§ **Given problem**:
Output the full listing below exactly as it reads, and skip anything that is a picture.
□ □ □
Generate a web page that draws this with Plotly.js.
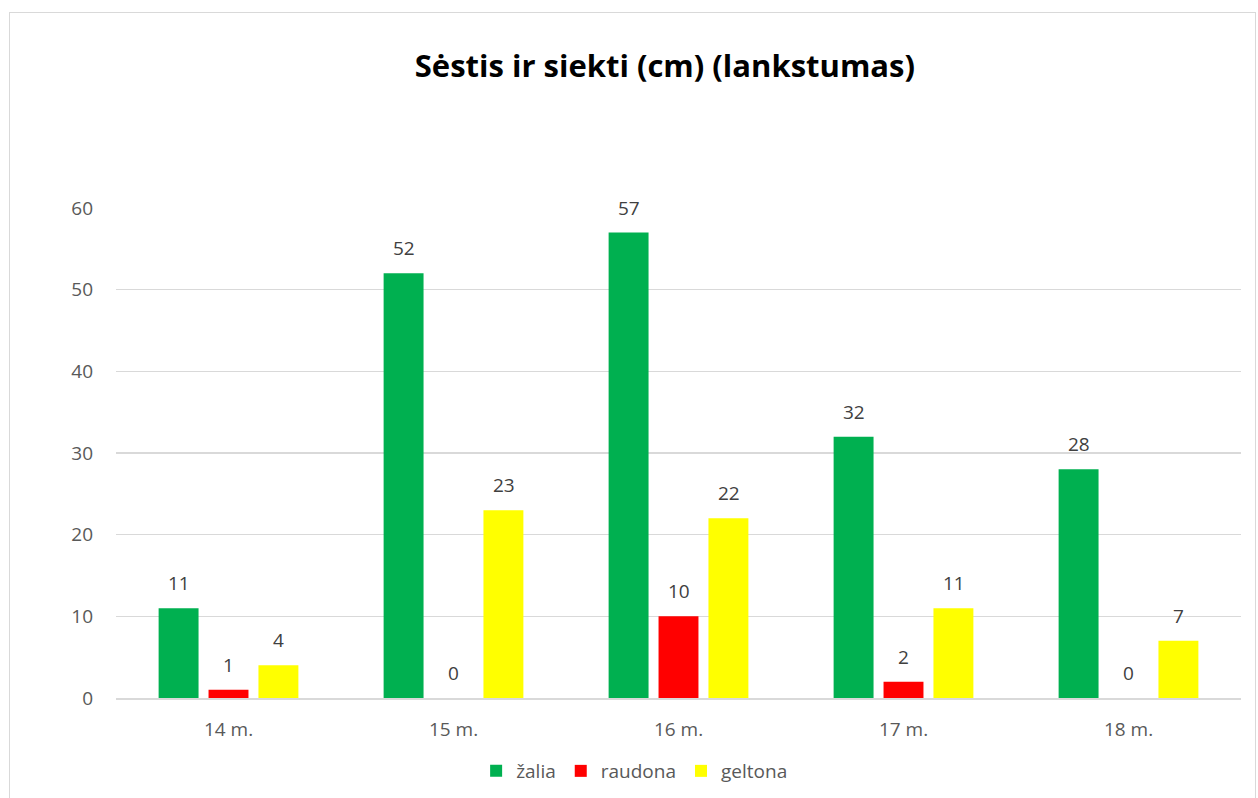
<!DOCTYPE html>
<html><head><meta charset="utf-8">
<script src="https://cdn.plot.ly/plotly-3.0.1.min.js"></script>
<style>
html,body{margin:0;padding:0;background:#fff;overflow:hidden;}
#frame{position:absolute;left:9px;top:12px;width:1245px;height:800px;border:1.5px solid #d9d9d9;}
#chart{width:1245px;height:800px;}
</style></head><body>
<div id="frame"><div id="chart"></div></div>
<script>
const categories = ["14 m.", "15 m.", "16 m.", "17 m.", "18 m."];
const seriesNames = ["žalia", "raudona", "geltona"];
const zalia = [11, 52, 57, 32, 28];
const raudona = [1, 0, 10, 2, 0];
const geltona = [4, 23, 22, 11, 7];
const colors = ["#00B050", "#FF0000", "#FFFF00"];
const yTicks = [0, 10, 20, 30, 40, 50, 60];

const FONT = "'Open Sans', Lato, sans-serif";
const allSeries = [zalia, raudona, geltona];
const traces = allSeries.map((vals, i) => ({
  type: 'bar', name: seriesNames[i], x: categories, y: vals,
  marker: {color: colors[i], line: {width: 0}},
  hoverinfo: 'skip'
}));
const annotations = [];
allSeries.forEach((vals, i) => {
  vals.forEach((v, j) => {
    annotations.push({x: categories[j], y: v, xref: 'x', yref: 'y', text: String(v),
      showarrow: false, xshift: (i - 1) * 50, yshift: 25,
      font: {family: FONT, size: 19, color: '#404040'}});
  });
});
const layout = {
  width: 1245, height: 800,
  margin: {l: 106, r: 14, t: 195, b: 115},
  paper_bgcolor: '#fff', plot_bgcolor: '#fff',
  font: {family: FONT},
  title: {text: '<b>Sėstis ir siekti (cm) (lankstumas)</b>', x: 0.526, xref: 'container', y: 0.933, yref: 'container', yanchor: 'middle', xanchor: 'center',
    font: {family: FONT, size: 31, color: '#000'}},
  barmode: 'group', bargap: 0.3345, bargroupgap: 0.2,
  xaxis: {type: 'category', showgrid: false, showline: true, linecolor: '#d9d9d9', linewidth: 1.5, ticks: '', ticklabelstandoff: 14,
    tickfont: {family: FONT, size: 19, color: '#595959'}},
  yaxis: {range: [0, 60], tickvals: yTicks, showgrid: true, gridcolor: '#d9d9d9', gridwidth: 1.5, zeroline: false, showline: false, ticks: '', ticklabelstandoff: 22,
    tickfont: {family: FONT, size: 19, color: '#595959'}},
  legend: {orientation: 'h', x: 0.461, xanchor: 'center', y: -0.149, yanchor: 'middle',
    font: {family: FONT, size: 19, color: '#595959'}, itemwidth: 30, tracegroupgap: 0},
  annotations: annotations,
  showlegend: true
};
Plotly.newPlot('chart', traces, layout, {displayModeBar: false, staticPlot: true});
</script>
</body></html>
□ □ □
§ **Exercise output**:
Generate a web page that draws this with Plotly.js.
<!DOCTYPE html>
<html><head><meta charset="utf-8">
<script src="https://cdn.plot.ly/plotly-3.0.1.min.js"></script>
<style>
html,body{margin:0;padding:0;background:#fff;overflow:hidden;}
#frame{position:absolute;left:9px;top:12px;width:1245px;height:800px;border:1.5px solid #d9d9d9;}
#chart{width:1245px;height:800px;}
</style></head><body>
<div id="frame"><div id="chart"></div></div>
<script>
const categories = ["14 m.", "15 m.", "16 m.", "17 m.", "18 m."];
const seriesNames = ["žalia", "raudona", "geltona"];
const zalia = [11, 52, 57, 32, 28];
const raudona = [1, 0, 10, 2, 0];
const geltona = [4, 23, 22, 11, 7];
const colors = ["#00B050", "#FF0000", "#FFFF00"];
const yTicks = [0, 10, 20, 30, 40, 50, 60];

const FONT = "'Open Sans', Lato, sans-serif";
const allSeries = [zalia, raudona, geltona];
const traces = allSeries.map((vals, i) => ({
  type: 'bar', name: seriesNames[i], x: categories, y: vals,
  marker: {color: colors[i], line: {width: 0}},
  hoverinfo: 'skip'
}));
const annotations = [];
allSeries.forEach((vals, i) => {
  vals.forEach((v, j) => {
    annotations.push({x: categories[j], y: v, xref: 'x', yref: 'y', text: String(v),
      showarrow: false, xshift: (i - 1) * 50, yshift: 25,
      font: {family: FONT, size: 19, color: '#404040'}});
  });
});
const layout = {
  width: 1245, height: 800,
  margin: {l: 106, r: 14, t: 195, b: 115},
  paper_bgcolor: '#fff', plot_bgcolor: '#fff',
  font: {family: FONT},
  title: {text: '<b>Sėstis ir siekti (cm) (lankstumas)</b>', x: 0.526, xref: 'container', y: 0.933, yref: 'container', yanchor: 'middle', xanchor: 'center',
    font: {family: FONT, size: 31, color: '#000'}},
  barmode: 'group', bargap: 0.3345, bargroupgap: 0.2,
  xaxis: {type: 'category', showgrid: false, showline: true, linecolor: '#d9d9d9', linewidth: 1.5, ticks: '', ticklabelstandoff: 14,
    tickfont: {family: FONT, size: 19, color: '#595959'}},
  yaxis: {range: [0, 60], tickvals: yTicks, showgrid: true, gridcolor: '#d9d9d9', gridwidth: 1.5, zeroline: false, showline: false, ticks: '', ticklabelstandoff: 22,
    tickfont: {family: FONT, size: 19, color: '#595959'}},
  legend: {orientation: 'h', x: 0.461, xanchor: 'center', y: -0.149, yanchor: 'middle',
    font: {family: FONT, size: 19, color: '#595959'}, itemwidth: 30, tracegroupgap: 0},
  annotations: annotations,
  showlegend: true
};
Plotly.newPlot('chart', traces, layout, {displayModeBar: false, staticPlot: true});
</script>
</body></html>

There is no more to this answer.